# Trade complete w/ Oregon Burls (I feel rich!)



## Mike Jones (Oct 14, 2013)

Several months ago I entered into a trade deal.....turning pepper/salt sets for wood.....with Oregon Burls. Greg Dahl's place is in Grants Pass, Oregon...just a nice 3 hour drive up the interstate. The missus and I had some other business up there and the maples were in brilliant autumn gold colors along the way. Had a very nice visit, and got a chance to see Greg's "burl farm" up close and personal. Greg had told me that he had a piece of boiled madrone set aside for me, and this is the piece that he dug out and plunked down in the trunk of the Corolla.
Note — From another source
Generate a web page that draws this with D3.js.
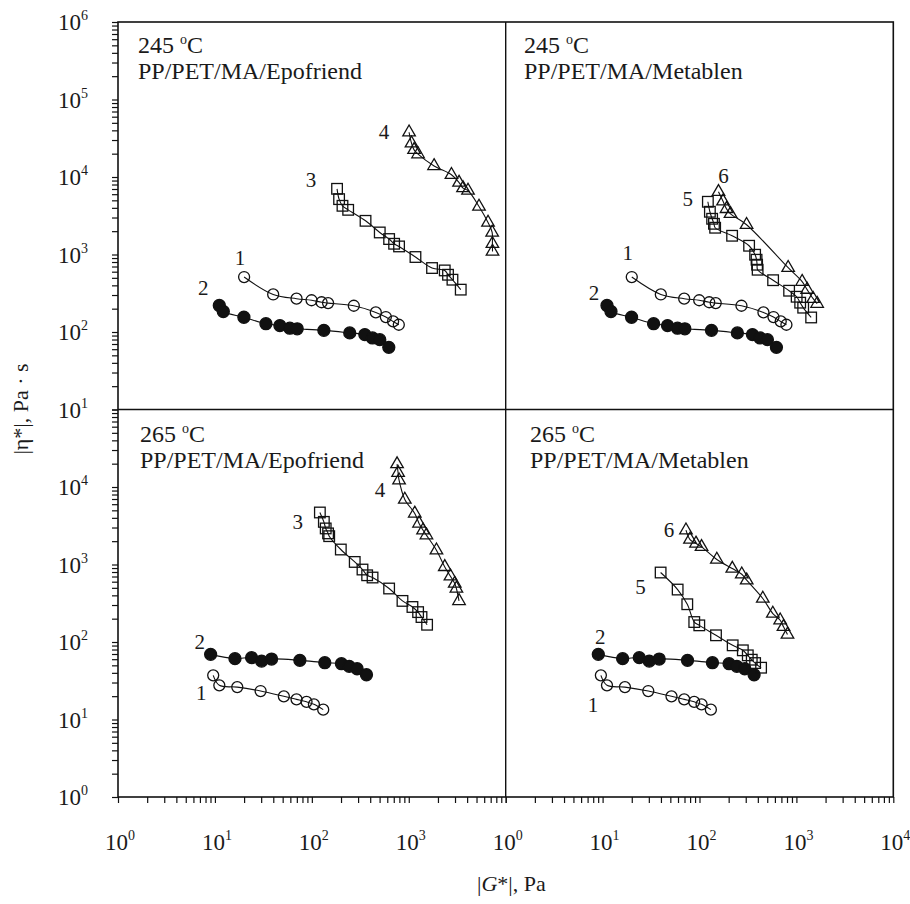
<!DOCTYPE html>
<html>
<head>
<meta charset="utf-8">
<script src="https://cdn.jsdelivr.net/npm/d3@7"></script>
<style>
  body { margin: 0; background: #fff; }
  svg text { font-family: "Liberation Serif", "Times New Roman", serif; fill: #1a1a1a; }
</style>
</head>
<body>
<svg id="chart" width="910" height="904"></svg>
<script>
// 245 C, curves 1 and 2 (same in both top panels)
const g245c1 = [20.0, 39.9, 69.5, 99.3, 126, 147, 271, 457, 580, 689, 789];
const eta245c1 = [512, 305, 269, 257, 242, 236, 218, 179, 156, 137, 124];
const g245c2 = [11.1, 12.2, 19.9, 33.6, 46.8, 59.3, 70.6, 133, 246, 352, 422, 502, 622];
const eta245c2 = [220, 184, 155, 128, 121, 112, 110, 105, 97.3, 92.6, 83.8, 79.7, 63.4];
// 245 C, Epofriend
const g245c3 = [182, 191, 207, 237, 358, 502, 627, 706, 794, 1172, 1738, 2350, 2540, 2822, 3437];
const eta245c3 = [7040, 5180, 4250, 3770, 2720, 1925, 1583, 1376, 1271, 928, 669, 623, 548, 473, 352];
const g245c4 = [1007, 1067, 1135, 1247, 1824, 2756, 3302, 3630, 4085, 5304, 6571, 7250, 7290, 7310];
const eta245c4 = [37800, 27300, 22400, 19700, 13900, 10700, 8480, 7190, 6690, 4170, 2590, 1925, 1376, 1095];
// 245 C, Metablen
const g245c5 = [122, 128, 135, 141, 145, 217, 325, 375, 388, 393, 398, 575, 841, 1006, 1094, 1175, 1420];
const eta245c5 = [4790, 3560, 2890, 2490, 2215, 1745, 1297, 993, 856, 738, 636, 466, 341, 285, 239, 206, 154];
const g245c6 = [157, 175, 190, 209, 306, 822, 1146, 1291, 1489, 1637];
const eta245c6 = [6440, 4850, 3880, 3350, 2420, 675, 446, 352, 269, 232];

// 265 C, curves 1 and 2
const g265c1 = [9.6, 11.1, 17.0, 29.6, 51.4, 69.5, 88.1, 105, 131];
const eta265c1 = [37.1, 27.6, 26.2, 23.3, 19.9, 18.2, 16.9, 15.7, 13.4];
const g265c2 = [9.03, 16.1, 23.9, 30.3, 38.4, 75.2, 136, 202, 243, 293, 366];
const eta265c2 = [69.3, 61.0, 62.8, 56.7, 60.3, 58.0, 54.1, 52.5, 48.5, 45.2, 37.8];
// 265 C, Epofriend
const g265c3 = [121, 133, 139, 147, 151, 199, 277, 333, 372, 423, 627, 861, 1091, 1248, 1353, 1545];
const eta265c3 = [4690, 3550, 2920, 2520, 2320, 1561, 1079, 861, 726, 679, 490, 339, 283, 243, 210, 167];
const g265c4 = [757, 776, 794, 910, 1153, 1277, 1404, 1521, 1930, 2352, 2692, 2980, 3100, 3300];
const eta265c4 = [19750, 15260, 12230, 6910, 4560, 3390, 2770, 2390, 1529, 931, 705, 567, 490, 339];
// 265 C, Metablen
const g265c5 = [39.7, 59.5, 74.8, 88.3, 99.5, 148, 220, 280, 315, 346, 375, 432];
const eta265c5 = [788, 475, 307, 181, 164, 122, 90.6, 78.1, 67.3, 59.1, 53.5, 46.6];
const g265c6 = [72.5, 79.8, 92, 105, 151, 218, 273, 307, 450, 571, 680, 736, 809];
const eta265c6 = [2770, 2100, 1870, 1690, 1160, 887, 749, 627, 364, 233, 191, 157, 125];

// tick label exponents
const yTopExps = [6, 5, 4, 3, 2, 1];
const yBotExps = [4, 3, 2, 1, 0];
const xLeftExps = [0, 1, 2, 3];
const xRightExps = [0, 1, 2, 3, 4];

const svg = d3.select('#chart');
const ink = '#111';

// frame
const L = 118, M = 505.7, R = 893.3, T = 22, H = 409.5, B = 797;

const xLeft = d3.scaleLog().domain([1, 1e4]).range([L, M]);
const xRight = d3.scaleLog().domain([1, 1e4]).range([M, R]);
const yTop = d3.scaleLog().domain([10, 1e6]).range([H, T]);
const yBot = d3.scaleLog().domain([1, 1e5]).range([B, H]);

function logTicks(lo, hi) {
    var v = [];
    for (let e = lo; e < hi; e++)
        for (let k = 1; k < 10; k++) v.push(k * Math.pow(10, e));
    v.push(Math.pow(10, hi));
    return v;
}

function tickAxis(axis, tr) {
    var g = svg.append('g').attr('transform', tr)
        .call(axis.tickSize(6).tickSizeOuter(0).tickFormat(''));
    g.select('.domain').remove();
    g.selectAll('.tick line').attr('stroke', ink).attr('stroke-width', 1.2);
}

tickAxis(d3.axisLeft(yTop).tickValues(logTicks(1, 6)), `translate(${L},0)`);
tickAxis(d3.axisLeft(yBot).tickValues(logTicks(0, 5)), `translate(${L},0)`);
tickAxis(d3.axisBottom(xLeft).tickValues(logTicks(0, 4)), `translate(0,${B})`);
tickAxis(d3.axisBottom(xRight).tickValues(logTicks(0, 4)), `translate(0,${B})`);

// box and dividers
svg.append('rect').attr('x', L).attr('y', T).attr('width', R - L).attr('height', B - T)
    .attr('fill', 'none').attr('stroke', ink).attr('stroke-width', 1.6);
svg.append('line').attr('x1', M).attr('x2', M).attr('y1', T).attr('y2', B)
    .attr('stroke', ink).attr('stroke-width', 1.4);
svg.append('line').attr('x1', L).attr('x2', R).attr('y1', H).attr('y2', H)
    .attr('stroke', ink).attr('stroke-width', 1.4);

function pow10(x, y, e, anchor) {
    var t = svg.append('text').attr('x', x).attr('y', y)
        .attr('text-anchor', anchor).style('font-size', '23px');
    t.append('tspan').text('10');
    t.append('tspan').attr('dy', -10).style('font-size', '14px').text(e);
}

yTopExps.forEach(e => pow10(88, yTop(Math.pow(10, e)) + 8, e, 'end'));
yBotExps.forEach(e => pow10(88, yBot(Math.pow(10, e)) + 8, e, 'end'));
xLeftExps.forEach(e => pow10(xLeft(Math.pow(10, e)) + 2, 850, e, 'middle'));
xRightExps.forEach(e => pow10(xRight(Math.pow(10, e)) + 2, 850, e, 'middle'));

// axis titles
svg.append('text')
    .attr('transform', 'translate(28,409) rotate(-90)')
    .attr('text-anchor', 'middle')
    .style('font-size', '22px')
    .text('|η*|, Pa · s');

var xt = svg.append('text').attr('x', 477).attr('y', 891).style('font-size', '22px');
xt.append('tspan').text('|');
xt.append('tspan').style('font-style', 'italic').text('G');
xt.append('tspan').text('*|, Pa');

// panels
const panels = [
    { x: xLeft, y: yTop, temp: '245', name: 'PP/PET/MA/Epofriend', tx: 138, ty: 53,
      series: [
        { g: g245c1, eta: eta245c1, mark: 'open', label: '1', dx: -4, dy: -19 },
        { g: g245c2, eta: eta245c2, mark: 'fill', label: '2', dx: -16, dy: -18 },
        { g: g245c3, eta: eta245c3, mark: 'square', label: '3', dx: -26, dy: -9 },
        { g: g245c4, eta: eta245c4, mark: 'tri', label: '4', dx: -25, dy: -1 }
      ] },
    { x: xRight, y: yTop, temp: '245', name: 'PP/PET/MA/Metablen', tx: 524, ty: 53,
      series: [
        { g: g245c1, eta: eta245c1, mark: 'open', label: '1', dx: -4, dy: -24 },
        { g: g245c2, eta: eta245c2, mark: 'fill', label: '2', dx: -13, dy: -13 },
        { g: g245c5, eta: eta245c5, mark: 'square', label: '5', dx: -20, dy: -3 },
        { g: g245c6, eta: eta245c6, mark: 'tri', label: '6', dx: 5, dy: -16 }
      ] },
    { x: xLeft, y: yBot, temp: '265', name: 'PP/PET/MA/Epofriend', tx: 140, ty: 442,
      series: [
        { g: g265c1, eta: eta265c1, mark: 'open', label: '1', dx: -12, dy: 17 },
        { g: g265c2, eta: eta265c2, mark: 'fill', label: '2', dx: -11, dy: -13 },
        { g: g265c3, eta: eta265c3, mark: 'square', label: '3', dx: -22, dy: 9 },
        { g: g265c4, eta: eta265c4, mark: 'tri', label: '4', dx: -17, dy: 26 }
      ] },
    { x: xRight, y: yBot, temp: '265', name: 'PP/PET/MA/Metablen', tx: 530, ty: 442,
      series: [
        { g: g265c1, eta: eta265c1, mark: 'open', label: '1', dx: -8, dy: 29 },
        { g: g265c2, eta: eta265c2, mark: 'fill', label: '2', dx: 2, dy: -18 },
        { g: g265c5, eta: eta265c5, mark: 'square', label: '5', dx: -20, dy: 14 },
        { g: g265c6, eta: eta265c6, mark: 'tri', label: '6', dx: -17, dy: -1 }
      ] }
];

var line = d3.line().curve(d3.curveCatmullRom.alpha(0.5));
var triangle = d3.symbol().type(d3.symbolTriangle).size(68);

panels.forEach(function(p) {
    var g = svg.append('g');

    var title = g.append('text').attr('x', p.tx).attr('y', p.ty).style('font-size', '24px');
    title.append('tspan').text(p.temp + ' ');
    title.append('tspan').attr('dy', -9).style('font-size', '14px').text('o');
    title.append('tspan').attr('dy', 9).text('C');
    g.append('text').attr('x', p.tx).attr('y', p.ty + 26).style('font-size', '24px').text(p.name);

    p.series.forEach(function(s) {
        var pts = s.g.map((v, i) => [p.x(v), p.y(s.eta[i])]);

        g.append('path')
            .attr('d', line(pts))
            .attr('fill', 'none')
            .attr('stroke', ink)
            .attr('stroke-width', 1.1);

        var m = g.append('g').selectAll('.m').data(pts).enter();
        if (s.mark === 'open' || s.mark === 'fill') {
            m.append('circle')
                .attr('cx', d => d[0]).attr('cy', d => d[1])
                .attr('r', s.mark === 'fill' ? 6 : 5.5)
                .attr('fill', s.mark === 'fill' ? ink : 'none')
                .attr('stroke', ink).attr('stroke-width', 1.3);
        } else if (s.mark === 'square') {
            m.append('rect')
                .attr('x', d => d[0] - 5.3).attr('y', d => d[1] - 5.3)
                .attr('width', 10.6).attr('height', 10.6)
                .attr('fill', 'none').attr('stroke', ink).attr('stroke-width', 1.3);
        } else {
            m.append('path')
                .attr('d', triangle)
                .attr('transform', d => `translate(${d[0]},${d[1]})`)
                .attr('fill', 'none').attr('stroke', ink).attr('stroke-width', 1.3);
        }

        g.append('text')
            .attr('x', pts[0][0] + s.dx)
            .attr('y', pts[0][1] + s.dy)
            .attr('dy', '0.35em')
            .attr('text-anchor', 'middle')
            .style('font-size', '21px')
            .text(s.label);
    });
});
</script>
</body>
</html>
Pictured here, it nearly fills the trunk of the car and weighs in at over 100 pounds....pure madrone burl cap. Yeah, makes me feel rich!

Thanks, Greg!
[attachment=32712]


----------



## manbuckwal (Oct 14, 2013)

Very Nice !


----------



## Kevin (Oct 14, 2013)

And he even gave you a $5 tip too? You got a lot better deal from him than I did.


----------



## healeydays (Oct 15, 2013)

I like it. Love to do the same, but Oregon is a bit of a drive for me.

Heh Greg, when are we going to see that mug of yours on TV?

Mike B


----------



## DKMD (Oct 15, 2013)

Wow! That's a great looking chunk of wood!


----------



## Mike Jones (Oct 16, 2013)

I am already stalled and losing sleep figuring out the highest and best use of this piece. :dash2:


----------